Yellowstone's roaming wildlife can be one of its biggest draws, and bison are no exception. However, according to the park's post, this annual summer event can lead to displays of strength that are less frequent at other times of the year.
"What is rut? The rut, or mating, season is the time of year that bison congregate in large herds to compete, socialize, and eventually breed," officials explain. "Male bison (bulls) fight with each other to prove they are strong mates to the females of the herd. Bulls will mate with multiple females over the course of a single season, however female bison (cows) will mate with only one bull. Rut lasts from mid-July through September."
Vistiors have posted videos of close encounters with bison on social media.
The park's announcement came just days after visitors to the park caught a close encounter with the animals on film. In a video posted to Facebook on Aug. 18, Yellowstone tourist William Ogonowski managed to catch a couple of bison duking it out on the ride next to the car stopped in front of him, per For The Win. Moments after he points out how close the scuffle is happening to the other visitors, one of the bison turns and rams the nearby vehicle with its head.
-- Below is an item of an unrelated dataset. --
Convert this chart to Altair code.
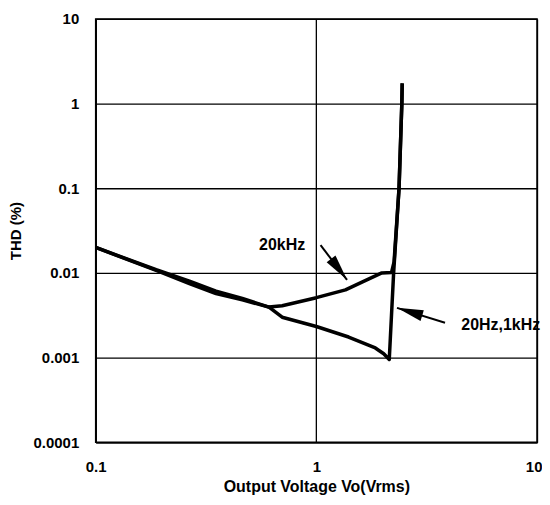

It's not the only example of the rut being caught on film. In a video posted to Facebook on Aug. 8 by regular park visitor Cindy Shaffer, tourists can be seen pulling over and stopping their vehicles to witness two bison coming to blows on the roadway. At one point, a pair of visitors get too close to the dueling animals in an attempt to get a photo as other guests yell out warnings such as "back up" and "they will kill you," per The New York Post. As a result, Shaffer ultimately shared the video with the title "What not to do."